(Guest contributor Austin Weber reviews the new album by The Schoenberg Automaton, an Australian band we last featured in June 2011.)
The Schoenberg Automaton is a group I’ve followed intensely ever since I first heard rumblings of their bizarre brutality from Australia. The name alone had me hooked, as my love for composer Arnold Schoenberg runs deep. He was a brilliant man who conceived the twelve-tone writing technique still used today, including in metal by people such as Ron Jarzombek. He also made very atonal, dissonant music unlike anything previously heard and was a huge influence on composers from the 19th century to the present.
The band’s 2011 self-titled three-song EP was a powerful notice to the world that something big was coming. Vela delivers in spades and builds upon their unorthodox mix of Ion Dissonance-style mathcore and Tony Danza Tapdance Extravaganza grooves covered in technical death metal. Vela is overwhelming and full of amazing massively crushing tracks like “Arecibo,” “Pineapple Juice & The Tough Stuffed Olive”, and “All Roads Lead To Rome.”
You have to give them credit for the sly additions and updates when re-recording songs from the EP for the album. This adds some replay to those of us like myself who have already played those songs into infinity. The haunting reprieve of instrumental “Stopping A God Mid-Sentence” emerges from the storm and into the calm. They use sparse meditative bridges to break up the full-throttle intensity that bleeds from the ferocity on tracks like “Ghost Of Mirach,” “The Worm Engine”, and the extraterrestrial overload of “Ultimatewhirringendmachine.” The Schoenberg Automaton eschew the norm with songwriting full of innovative arrangements.

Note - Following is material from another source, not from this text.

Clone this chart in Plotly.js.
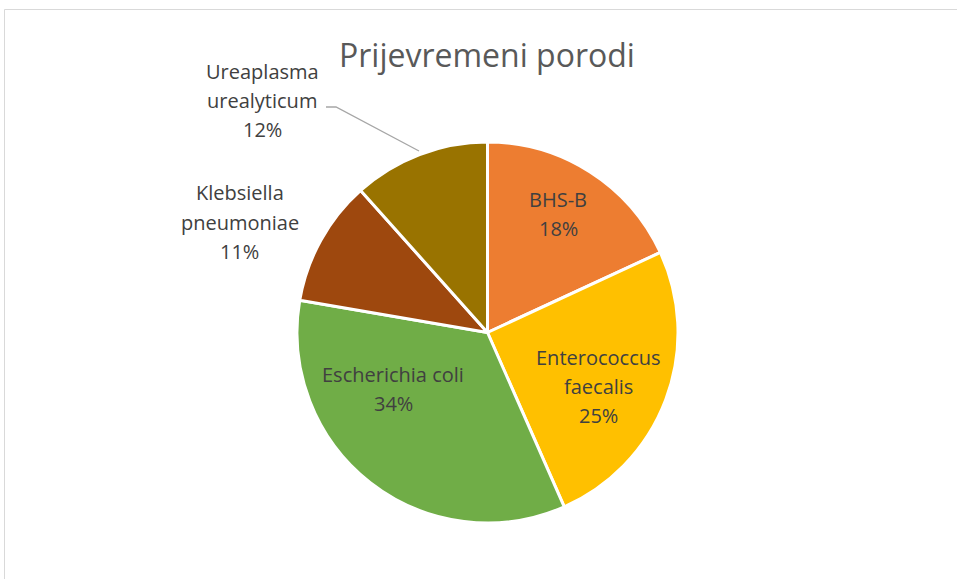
<!DOCTYPE html>
<html>
<head>
<meta charset="utf-8">
<script src="https://cdn.plot.ly/plotly-3.0.1.min.js"></script>
<style>html,body{margin:0;padding:0;background:#fff;}#chart{width:957px;height:579px;}</style>
</head>
<body>
<div id="chart"></div>
<script>
// Data (shares; labels show rounded percentages)
var labels = ["BHS-B", "Enterococcus faecalis", "Escherichia coli", "Klebsiella pneumoniae", "Ureaplasma urealyticum"];
var values = [18.1, 25.3, 34.3, 10.7, 11.6];
var labelLines = [["BHS-B"], ["Enterococcus", "faecalis"], ["Escherichia coli"], ["Klebsiella", "pneumoniae"], ["Ureaplasma", "urealyticum"]];
var colors = ["#ED7D31", "#FFC000", "#70AD47", "#9E480E", "#997300"];
var chartTitle = "Prijevremeni porodi";

var W = 957, H = 579;
function px(x) { return x / W; }
function py(y) { return 1 - y / H; }

var cx = 487.5, cy = 332.5, R = 190.5;

var total = values.reduce(function (a, b) { return a + b; }, 0);

// label block centres (pixel positions)
var labelPos = [[558, 214], [598, 386], [393, 389], [240, 222], [262, 100]];
var lineGap = 29;
var fontSpec = { family: "Open Sans, sans-serif", size: 20, color: "#404040" };

var annotations = [];
labels.forEach(function (lab, i) {
  var pct = Math.round(values[i] / total * 100 + 1e-9);
  var lines = labelLines[i].concat([pct + "%"]);
  var n = lines.length;
  lines.forEach(function (t, j) {
    var yy = labelPos[i][1] + (j - (n - 1) / 2) * lineGap;
    annotations.push({
      xref: "paper", yref: "paper",
      x: px(labelPos[i][0]), y: py(yy),
      xanchor: "center", yanchor: "middle",
      text: t, showarrow: false, font: fontSpec
    });
  });
});

annotations.push({
  xref: "paper", yref: "paper",
  x: px(487), y: py(54),
  xanchor: "center", yanchor: "middle",
  text: chartTitle, showarrow: false,
  font: { family: "Open Sans, sans-serif", size: 32, color: "#595959" }
});

var trace = {
  type: "pie",
  labels: labels,
  values: values,
  sort: false,
  direction: "clockwise",
  rotation: 0,
  marker: { colors: colors, line: { color: "#FFFFFF", width: 3 } },
  textinfo: "none",
  hoverinfo: "label+percent",
  showlegend: false,
  domain: { x: [px(cx - R), px(cx + R)], y: [py(cy + R), py(cy - R)] }
};

var layout = {
  width: W, height: H,
  margin: { l: 0, r: 0, t: 0, b: 0 },
  paper_bgcolor: "#FFFFFF",
  showlegend: false,
  annotations: annotations,
  shapes: [
    { type: "rect", xref: "paper", yref: "paper",
      x0: px(4.5), x1: px(1000), y0: py(9.5), y1: py(700),
      line: { color: "#D9D9D9", width: 1 }, fillcolor: "rgba(0,0,0,0)" },
    { type: "path", xref: "paper", yref: "paper",
      path: "M " + px(326) + "," + py(107) + " L " + px(336) + "," + py(107) + " L " + px(419) + "," + py(151),
      line: { color: "#A6A6A6", width: 1.3 } }
  ]
};

Plotly.newPlot("chart", [trace], layout, { displayModeBar: false, staticPlot: true });
</script>
</body>
</html>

In a weird way Vela feels like a companion to The Forgotten, the new album by The Zygoma Disposal (reviewed here yesterday), which incidentally came out on the same day. Both groups blur and reshape a number of different genres and ideas into a new blunt songwriting approach.
I could say a lot about Vela, but ultimately music this intense and different needs to be heard; explaining what they do still wouldn’t prepare you for how well thought-out, eerie, and dominating The Schoenberg Automaton are. This is the kind of adventurous genre-fusing metal that gives me hope for the future: good musicians with good ideas making phenomenal music.